### STATED GOAL
Only the lines from the start of the data through the line containing "const shares = [39.8, 2, 21, 18, 0.3, 5.9, 13];" should be written out, exactly as they are, with both ends included and the pictures left out.

### LISTED ENTRIES
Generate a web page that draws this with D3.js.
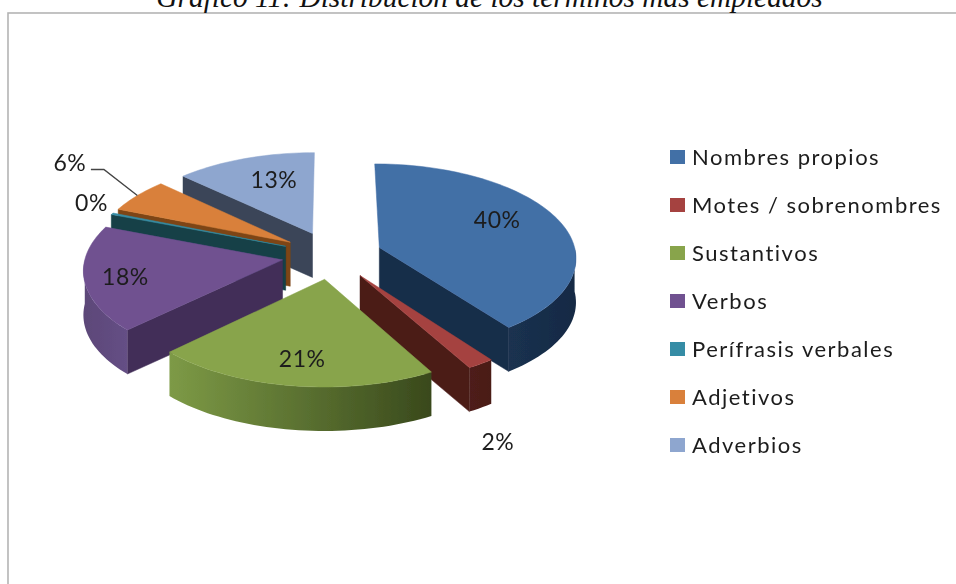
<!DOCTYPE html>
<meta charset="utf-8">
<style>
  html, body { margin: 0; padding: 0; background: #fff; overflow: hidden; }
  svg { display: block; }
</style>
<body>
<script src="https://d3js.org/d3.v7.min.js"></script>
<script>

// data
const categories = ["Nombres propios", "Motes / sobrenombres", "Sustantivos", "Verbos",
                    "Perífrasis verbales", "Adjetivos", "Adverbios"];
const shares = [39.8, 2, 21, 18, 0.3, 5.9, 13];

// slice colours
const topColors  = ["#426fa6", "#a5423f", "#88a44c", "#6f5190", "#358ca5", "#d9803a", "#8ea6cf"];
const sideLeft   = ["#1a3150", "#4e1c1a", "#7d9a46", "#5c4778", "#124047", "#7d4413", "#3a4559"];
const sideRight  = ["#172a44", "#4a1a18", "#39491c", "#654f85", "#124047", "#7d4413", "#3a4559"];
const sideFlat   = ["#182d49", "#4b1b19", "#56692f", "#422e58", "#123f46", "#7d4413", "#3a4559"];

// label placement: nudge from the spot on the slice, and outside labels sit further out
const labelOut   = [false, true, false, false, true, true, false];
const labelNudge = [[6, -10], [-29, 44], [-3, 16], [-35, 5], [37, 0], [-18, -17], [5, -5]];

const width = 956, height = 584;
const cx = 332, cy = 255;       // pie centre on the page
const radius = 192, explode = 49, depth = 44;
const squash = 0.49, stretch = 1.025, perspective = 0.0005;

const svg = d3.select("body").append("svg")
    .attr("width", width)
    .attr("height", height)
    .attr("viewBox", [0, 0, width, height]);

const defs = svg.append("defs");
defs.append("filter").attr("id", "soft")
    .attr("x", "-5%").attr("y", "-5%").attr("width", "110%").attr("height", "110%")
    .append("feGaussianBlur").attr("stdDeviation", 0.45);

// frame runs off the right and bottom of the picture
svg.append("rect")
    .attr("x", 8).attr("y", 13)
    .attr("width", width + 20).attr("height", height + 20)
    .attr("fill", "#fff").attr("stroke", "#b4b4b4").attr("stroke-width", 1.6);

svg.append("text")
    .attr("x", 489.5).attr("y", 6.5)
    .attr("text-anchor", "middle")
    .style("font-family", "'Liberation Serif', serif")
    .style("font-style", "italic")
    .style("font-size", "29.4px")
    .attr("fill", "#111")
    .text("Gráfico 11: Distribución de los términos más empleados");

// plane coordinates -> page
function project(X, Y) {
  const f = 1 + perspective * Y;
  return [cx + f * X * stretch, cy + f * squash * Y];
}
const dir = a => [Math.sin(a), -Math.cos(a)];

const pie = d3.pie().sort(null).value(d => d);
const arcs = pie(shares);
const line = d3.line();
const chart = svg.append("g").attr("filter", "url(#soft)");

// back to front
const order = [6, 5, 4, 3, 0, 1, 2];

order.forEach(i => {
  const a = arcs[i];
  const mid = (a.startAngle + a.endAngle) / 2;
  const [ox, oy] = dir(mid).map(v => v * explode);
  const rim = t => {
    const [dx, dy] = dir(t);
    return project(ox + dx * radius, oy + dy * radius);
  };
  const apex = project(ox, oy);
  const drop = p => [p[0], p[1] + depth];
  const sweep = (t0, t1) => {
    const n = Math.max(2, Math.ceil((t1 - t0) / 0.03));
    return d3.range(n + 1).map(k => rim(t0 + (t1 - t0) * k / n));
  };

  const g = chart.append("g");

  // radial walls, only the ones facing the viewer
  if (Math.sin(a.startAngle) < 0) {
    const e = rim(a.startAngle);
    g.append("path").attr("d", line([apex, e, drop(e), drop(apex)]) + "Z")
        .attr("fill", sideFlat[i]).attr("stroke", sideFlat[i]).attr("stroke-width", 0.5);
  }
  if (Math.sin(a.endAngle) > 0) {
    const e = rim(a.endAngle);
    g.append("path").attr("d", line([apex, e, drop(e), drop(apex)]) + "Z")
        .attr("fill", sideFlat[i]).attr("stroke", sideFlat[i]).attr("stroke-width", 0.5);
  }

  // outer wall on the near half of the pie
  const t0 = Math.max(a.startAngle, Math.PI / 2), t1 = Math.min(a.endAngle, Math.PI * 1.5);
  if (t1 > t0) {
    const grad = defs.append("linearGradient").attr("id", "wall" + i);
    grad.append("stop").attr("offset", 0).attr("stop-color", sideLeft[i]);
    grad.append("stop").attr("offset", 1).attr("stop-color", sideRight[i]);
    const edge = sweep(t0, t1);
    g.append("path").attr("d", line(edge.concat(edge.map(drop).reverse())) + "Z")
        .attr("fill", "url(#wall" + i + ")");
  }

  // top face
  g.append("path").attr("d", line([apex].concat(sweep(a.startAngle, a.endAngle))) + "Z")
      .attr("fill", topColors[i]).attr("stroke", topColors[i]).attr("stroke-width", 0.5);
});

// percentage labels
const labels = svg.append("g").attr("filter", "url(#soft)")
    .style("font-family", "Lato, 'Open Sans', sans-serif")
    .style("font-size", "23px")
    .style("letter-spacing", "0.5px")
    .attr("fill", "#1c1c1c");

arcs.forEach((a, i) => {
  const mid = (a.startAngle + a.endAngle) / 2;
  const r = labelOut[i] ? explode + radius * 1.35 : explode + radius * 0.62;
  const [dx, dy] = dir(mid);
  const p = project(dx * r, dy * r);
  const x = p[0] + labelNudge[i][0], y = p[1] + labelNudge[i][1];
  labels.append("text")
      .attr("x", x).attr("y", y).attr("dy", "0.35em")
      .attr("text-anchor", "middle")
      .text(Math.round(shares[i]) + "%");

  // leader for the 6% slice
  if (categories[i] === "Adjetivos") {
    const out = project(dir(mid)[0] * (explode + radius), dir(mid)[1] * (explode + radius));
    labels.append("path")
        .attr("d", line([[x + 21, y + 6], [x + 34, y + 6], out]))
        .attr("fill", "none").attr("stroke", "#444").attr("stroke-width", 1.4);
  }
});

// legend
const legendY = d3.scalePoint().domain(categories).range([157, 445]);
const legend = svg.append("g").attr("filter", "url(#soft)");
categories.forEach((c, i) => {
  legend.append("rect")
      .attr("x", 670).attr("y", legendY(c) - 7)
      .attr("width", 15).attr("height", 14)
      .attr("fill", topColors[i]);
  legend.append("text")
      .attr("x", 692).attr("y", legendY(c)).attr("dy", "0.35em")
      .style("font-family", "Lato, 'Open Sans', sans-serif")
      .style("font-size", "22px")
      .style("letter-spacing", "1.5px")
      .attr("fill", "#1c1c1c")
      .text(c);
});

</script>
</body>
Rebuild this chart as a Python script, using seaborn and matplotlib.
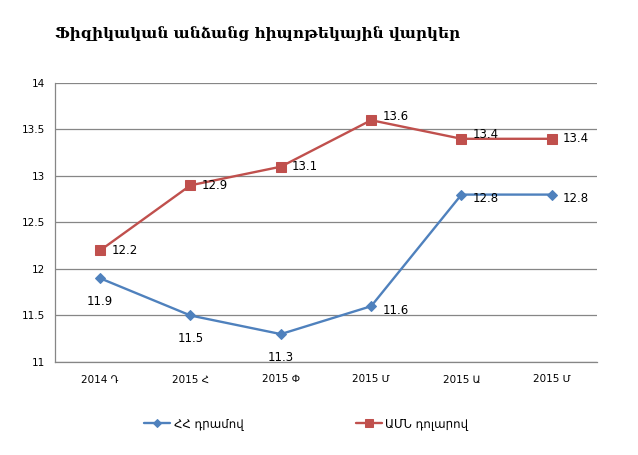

### ANSWER TO THE EXERCISE
Generate a web page that draws this with D3.js.
<!DOCTYPE html>
<meta charset="utf-8">
<style>
  html, body { margin: 0; padding: 0; background: #fff; overflow: hidden; }
  svg { display: block; }
</style>
<body>
<script src="https://d3js.org/d3.v7.min.js"></script>
<script>

// data
const categories = ["Nombres propios", "Motes / sobrenombres", "Sustantivos", "Verbos",
                    "Perífrasis verbales", "Adjetivos", "Adverbios"];
const shares = [39.8, 2, 21, 18, 0.3, 5.9, 13];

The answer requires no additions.